**Provided material**
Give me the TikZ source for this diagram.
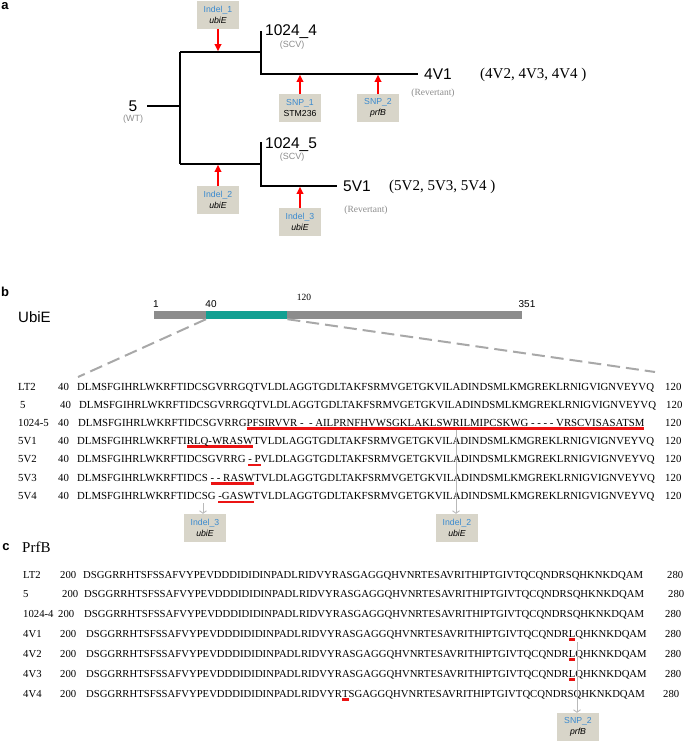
\documentclass[tikz,border=0pt]{standalone}
\usepackage{fontspec}
\setmainfont{Liberation Serif}
\newfontfamily\arial{Liberation Sans}
\usetikzlibrary{positioning,arrows.meta}

\definecolor{tagfill}{RGB}{216,213,201}
\definecolor{tagblue}{RGB}{58,138,207}
\definecolor{softgrey}{RGB}{140,140,140}
\definecolor{bargrey}{RGB}{140,140,140}
\definecolor{domteal}{RGB}{18,160,146}
\definecolor{zoomgrey}{RGB}{168,168,168}
\definecolor{pingrey}{RGB}{185,185,185}
\definecolor{mutred}{RGB}{235,20,20}

\newsavebox\mutsave
\newcommand\mut[1]{\sbox\mutsave{#1}\rlap{\color{mutred}\rule[-3.6pt]{\wd\mutsave}{2.3pt}}\usebox\mutsave}
\newcommand\seqsize{\fontsize{10.7}{12}\selectfont}

\begin{document}
\begin{tikzpicture}[x=1pt, y=-1pt,
  panel/.style={font=\arial\bfseries\fontsize{13}{13}\selectfont, inner sep=0},
  strain/.style={font=\arial\fontsize{15.5}{16}\selectfont, inner sep=0, anchor=base west},
  pheno/.style={font=\arial\fontsize{9}{10}\selectfont, text=softgrey, inner sep=0},
  revert/.style={font=\fontsize{9.5}{10}\selectfont, text=softgrey, inner sep=0},
  group/.style={font=\fontsize{15}{16}\selectfont, inner sep=0, anchor=base west},
  tag/.style={fill=tagfill, minimum width=42pt, minimum height=28pt, inner sep=0,
              align=center, font=\arial\fontsize{8.7}{11}\selectfont},
  branch/.style={line width=1.7pt},
  hit/.style={-{Triangle[length=7pt,width=6.5pt]}, draw=red, line width=2pt, shorten >=0.8pt},
  pin/.style={-{Straight Barb[length=2.5pt,width=7pt]}, draw=pingrey, line width=0.9pt},
  zoomline/.style={draw=zoomgrey, line width=2pt, dash pattern=on 13pt off 6pt},
  seq/.style={font=\seqsize, inner sep=0, anchor=base west},
  seqb/.style={seq, font=\fontsize{10.8}{12}\selectfont},
]
  \useasboundingbox (0,0) rectangle (685,742);

  % a: lineage tree
  \node[panel] (la) at (5,6) {a};

  \node[strain, anchor=base] (wt) at (133,111) {5};
  \node[pheno] (wtnote) at (133,119) {(WT)};

  \coordinate (root) at (147,106);
  \coordinate (fork) at (180,106);
  \coordinate (u0) at (180,52);
  \coordinate (u1) at (261,52);
  \coordinate (d0) at (180,164);
  \coordinate (d1) at (261,164);
  \coordinate (v4) at (418,74);
  \coordinate (v5) at (337,186);
  \draw[branch] (root) -- (fork) (u0) -- (d0) (u0) -- (u1) (d0) -- (d1);
  \draw[branch] (261,31) -- (u1 |- v4) -- (v4);
  \draw[branch] (261,142) -- (d1 |- v5) -- (v5);

  \node[strain] (scv4) at (265,35.5) {1024\_4};
  \node[pheno] (scv4note) at (292,45) {(SCV)};
  \node[strain] (scv5) at (265,148.5) {1024\_5};
  \node[pheno] (scv5note) at (292,157) {(SCV)};
  \node[strain] (rev4) at (424,79.5) {4V1};
  \node[revert] (rev4note) at (433,93) {(Revertant)};
  \node[group] (rev4all) at (480,78.5) {(4V2, 4V3, 4V4 )};
  \node[strain] (rev5) at (343,191.5) {5V1};
  \node[revert] (rev5note) at (366,210) {(Revertant)};
  \node[group] (rev5all) at (389,190) {(5V2, 5V3, 5V4 )};

  \node[tag] (ind1) at (218,15) {\color{tagblue}Indel\_1\\\textit{ubiE}};
  \node[tag] (snp1) at (300,108) {\color{tagblue}SNP\_1\\STM236};
  \node[tag] (snp2) at (378,108) {\color{tagblue}SNP\_2\\\textit{prfB}};
  \node[tag] (ind2) at (218,200) {\color{tagblue}Indel\_2\\\textit{ubiE}};
  \node[tag] (ind3) at (300,222) {\color{tagblue}Indel\_3\\\textit{ubiE}};

  \draw[hit] (ind1) -- (ind1 |- u1);
  \draw[hit] (snp1) -- (snp1 |- v4);
  \draw[hit] (snp2) -- (snp2 |- v4);
  \draw[hit] (ind2) -- (ind2 |- d1);
  \draw[hit] (ind3) -- (ind3 |- v5);

  % b: UbiE alignment 40-120
  \node[panel] (lb) at (5,292) {b};
  \node[font=\arial\fontsize{15}{16}\selectfont, inner sep=0, anchor=west] (ubie) at (18,317) {UbiE};

  \node[fill=bargrey, minimum width=368pt, minimum height=8pt, inner sep=0, anchor=west] (prot) at (154,315) {};
  \node[fill=domteal, minimum width=81pt, minimum height=8pt, inner sep=0, anchor=west] (dom) at (206,315) {};
  \node[font=\arial\fontsize{10}{10}\selectfont, inner sep=0] (p1) at (156,304) {1};
  \node[font=\arial\fontsize{10}{10}\selectfont, inner sep=0] (p40) at (211,304) {40};
  \node[font=\fontsize{9.5}{10}\selectfont, inner sep=0] (p120) at (304,297) {120};
  \node[font=\arial\fontsize{10}{10}\selectfont, inner sep=0] (p351) at (527,304) {351};

  \coordinate (zl) at (78,377);
  \coordinate (zr) at (655,372);
  \draw[zoomline] (dom.south west) -- (zl);
  \draw[zoomline] (dom.south east) -- (zr);

  \node[seqb] (bn1) at (18,390) {LT2};
  \node[seqb] (bs1) at (58,390) {40};
  \node[seqb] (bq1) at (77,390) {DLMSFGIHRLWKRFTIDCSGVRRGQTVLDLAGGTGDLTAKFSRMVGETGKVILADINDSMLKMGREKLRNIGVIGNVEYVQ};
  \node[seqb] (be1) at (665,390) {120};

  \node[seqb] (bn2) at (20,408) {5};
  \node[seqb] (bs2) at (60,408) {40};
  \node[seqb] (bq2) at (79,408) {DLMSFGIHRLWKRFTIDCSGVRRGQTVLDLAGGTGDLTAKFSRMVGETGKVILADINDSMLKMGREKLRNIGVIGNVEYVQ};
  \node[seqb] (be2) at (666,408) {120};

  \node[seqb] (bn3) at (18,426) {1024-5};
  \node[seqb] (bs3) at (58,426) {40};
  \node[seqb] (bq3) at (78,426) {DLMSFGIHRLWKRFTIDCSGVRRG\mut{PFSIRVVR -\ \ - AILPRNFHVWSGKLAKLSWRILMIPCSKWG - - - - VRSCVISASATSM}};
  \node[seqb] (be3) at (665,426) {120};

  \node[seqb] (bn4) at (18,444) {5V1};
  \node[seqb] (bs4) at (58,444) {40};
  \node[seqb] (bq4) at (77,444) {DLMSFGIHRLWKRFTI\mut{RLQ-WRASW}TVLDLAGGTGDLTAKFSRMVGETGKVILADINDSMLKMGREKLRNIGVIGNVEYVQ};
  \node[seqb] (be4) at (665,444) {120};

  \node[seqb] (bn5) at (18,462.5) {5V2};
  \node[seqb] (bs5) at (58,462.5) {40};
  \node[seqb] (bq5) at (77,462.5) {DLMSFGIHRLWKRFTIDCSGVRRG \mut{- P}VLDLAGGTGDLTAKFSRMVGETGKVILADINDSMLKMGREKLRNIGVIGNVEYVQ};
  \node[seqb] (be5) at (665,462.5) {120};

  \node[seqb] (bn6) at (18,481) {5V3};
  \node[seqb] (bs6) at (58,481) {40};
  \node[seqb] (bq6) at (77,481) {DLMSFGIHRLWKRFTIDCS \mut{- - RASW}TVLDLAGGTGDLTAKFSRMVGETGKVILADINDSMLKMGREKLRNIGVIGNVEYVQ};
  \node[seqb] (be6) at (665,481) {120};

  \node[seqb] (bn7) at (18,499.5) {5V4};
  \node[seqb] (bs7) at (58,499.5) {40};
  \node[seqb] (bq7) at (77,499.5) {DLMSFGIHRLWKRFTIDCSG \mut{-GASW}TVLDLAGGTGDLTAKFSRMVGETGKVILADINDSMLKMGREKLRNIGVIGNVEYVQ};
  \node[seqb] (be7) at (665,499.5) {120};

  \node[tag] (ind3b) at (205,528) {\color{tagblue}Indel\_3\\\textit{ubiE}};
  \node[tag] (ind2b) at (457,528) {\color{tagblue}Indel\_2\\\textit{ubiE}};
  \coordinate (i3from) at (203,503);
  \coordinate (i2from) at (456,430);
  \draw[pin] (i3from) -- (i3from |- ind3b.north);
  \draw[pin] (i2from) -- (i2from |- ind2b.north);

  % c: PrfB alignment 200-280
  \node[panel] (lc) at (6,547) {c};
  \node[group] (prfb) at (22,552.5) {PrfB};

  \node[seq] (cn1) at (23,578) {LT2};
  \node[seq] (cs1) at (60,578) {200};
  \node[seq] (cq1) at (83,578) {DSGGRRHTSFSSAFVYPEVDDDIDIDINPADLRIDVYRASGAGGQHVNRTESAVRITHIPTGIVTQCQNDRSQHKNKDQAM};
  \node[seq] (ce1) at (667,578) {280};

  \node[seq] (cn2) at (23,597) {5};
  \node[seq] (cs2) at (62,597) {200};
  \node[seq] (cq2) at (84,597) {DSGGRRHTSFSSAFVYPEVDDDIDIDINPADLRIDVYRASGAGGQHVNRTESAVRITHIPTGIVTQCQNDRSQHKNKDQAM};
  \node[seq] (ce2) at (668,597) {280};

  \node[seq] (cn3) at (23,617) {1024-4};
  \node[seq] (cs3) at (58,617) {200};
  \node[seq] (cq3) at (84,617) {DSGGRRHTSFSSAFVYPEVDDDIDIDINPADLRIDVYRASGAGGQHVNRTESAVRITHIPTGIVTQCQNDRSQHKNKDQAM};
  \node[seq] (ce3) at (665,617) {280};

  \node[seq] (cn4) at (23,637) {4V1};
  \node[seq] (cs4) at (60,637) {200};
  \node[seq] (cq4) at (86,637) {DSGGRRHTSFSSAFVYPEVDDDIDIDINPADLRIDVYRASGAGGQHVNRTESAVRITHIPTGIVTQCQNDR\mut{L}QHKNKDQAM};
  \node[seq] (ce4) at (665,637) {280};

  \node[seq] (cn5) at (23,657) {4V2};
  \node[seq] (cs5) at (60,657) {200};
  \node[seq] (cq5) at (86,657) {DSGGRRHTSFSSAFVYPEVDDDIDIDINPADLRIDVYRASGAGGQHVNRTESAVRITHIPTGIVTQCQNDR\mut{L}QHKNKDQAM};
  \node[seq] (ce5) at (665,657) {280};

  \node[seq] (cn6) at (23,677) {4V3};
  \node[seq] (cs6) at (60,677) {200};
  \node[seq] (cq6) at (86,677) {DSGGRRHTSFSSAFVYPEVDDDIDIDINPADLRIDVYRASGAGGQHVNRTESAVRITHIPTGIVTQCQNDR\mut{L}QHKNKDQAM};
  \node[seq] (ce6) at (665,677) {280};

  \node[seq] (cn7) at (23,697) {4V4};
  \node[seq] (cs7) at (60,697) {200};
  \node[seq] (cq7) at (86,697) {DSGGRRHTSFSSAFVYPEVDDDIDIDINPADLRIDVYR\mut{T}SGAGGQHVNRTESAVRITHIPTGIVTQCQNDRSQHKNKDQAM};
  \node[seq] (ce7) at (663,697) {280};

  \node[tag] (snp2c) at (578,727) {\color{tagblue}SNP\_2\\\textit{prfB}};
  \coordinate (s2from) at (577,642);
  \draw[pin] (s2from) -- (s2from |- snp2c.north);
\end{tikzpicture}
\end{document}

**Set task**
Omit the pictures, then repeat exactly each line from the beginning of the listing through the line with "(wtnote) at (133,119)".

**Response to the task**
Give me the TikZ source for this diagram.
\documentclass[tikz,border=0pt]{standalone}
\usepackage{fontspec}
\setmainfont{Liberation Serif}
\newfontfamily\arial{Liberation Sans}
\usetikzlibrary{positioning,arrows.meta}

\definecolor{tagfill}{RGB}{216,213,201}
\definecolor{tagblue}{RGB}{58,138,207}
\definecolor{softgrey}{RGB}{140,140,140}
\definecolor{bargrey}{RGB}{140,140,140}
\definecolor{domteal}{RGB}{18,160,146}
\definecolor{zoomgrey}{RGB}{168,168,168}
\definecolor{pingrey}{RGB}{185,185,185}
\definecolor{mutred}{RGB}{235,20,20}

\newsavebox\mutsave
\newcommand\mut[1]{\sbox\mutsave{#1}\rlap{\color{mutred}\rule[-3.6pt]{\wd\mutsave}{2.3pt}}\usebox\mutsave}
\newcommand\seqsize{\fontsize{10.7}{12}\selectfont}

\begin{document}
\begin{tikzpicture}[x=1pt, y=-1pt,
  panel/.style={font=\arial\bfseries\fontsize{13}{13}\selectfont, inner sep=0},
  strain/.style={font=\arial\fontsize{15.5}{16}\selectfont, inner sep=0, anchor=base west},
  pheno/.style={font=\arial\fontsize{9}{10}\selectfont, text=softgrey, inner sep=0},
  revert/.style={font=\fontsize{9.5}{10}\selectfont, text=softgrey, inner sep=0},
  group/.style={font=\fontsize{15}{16}\selectfont, inner sep=0, anchor=base west},
  tag/.style={fill=tagfill, minimum width=42pt, minimum height=28pt, inner sep=0,
              align=center, font=\arial\fontsize{8.7}{11}\selectfont},
  branch/.style={line width=1.7pt},
  hit/.style={-{Triangle[length=7pt,width=6.5pt]}, draw=red, line width=2pt, shorten >=0.8pt},
  pin/.style={-{Straight Barb[length=2.5pt,width=7pt]}, draw=pingrey, line width=0.9pt},
  zoomline/.style={draw=zoomgrey, line width=2pt, dash pattern=on 13pt off 6pt},
  seq/.style={font=\seqsize, inner sep=0, anchor=base west},
  seqb/.style={seq, font=\fontsize{10.8}{12}\selectfont},
]
  \useasboundingbox (0,0) rectangle (685,742);

  % a: lineage tree
  \node[panel] (la) at (5,6) {a};

  \node[strain, anchor=base] (wt) at (133,111) {5};
  \node[pheno] (wtnote) at (133,119) {(WT)};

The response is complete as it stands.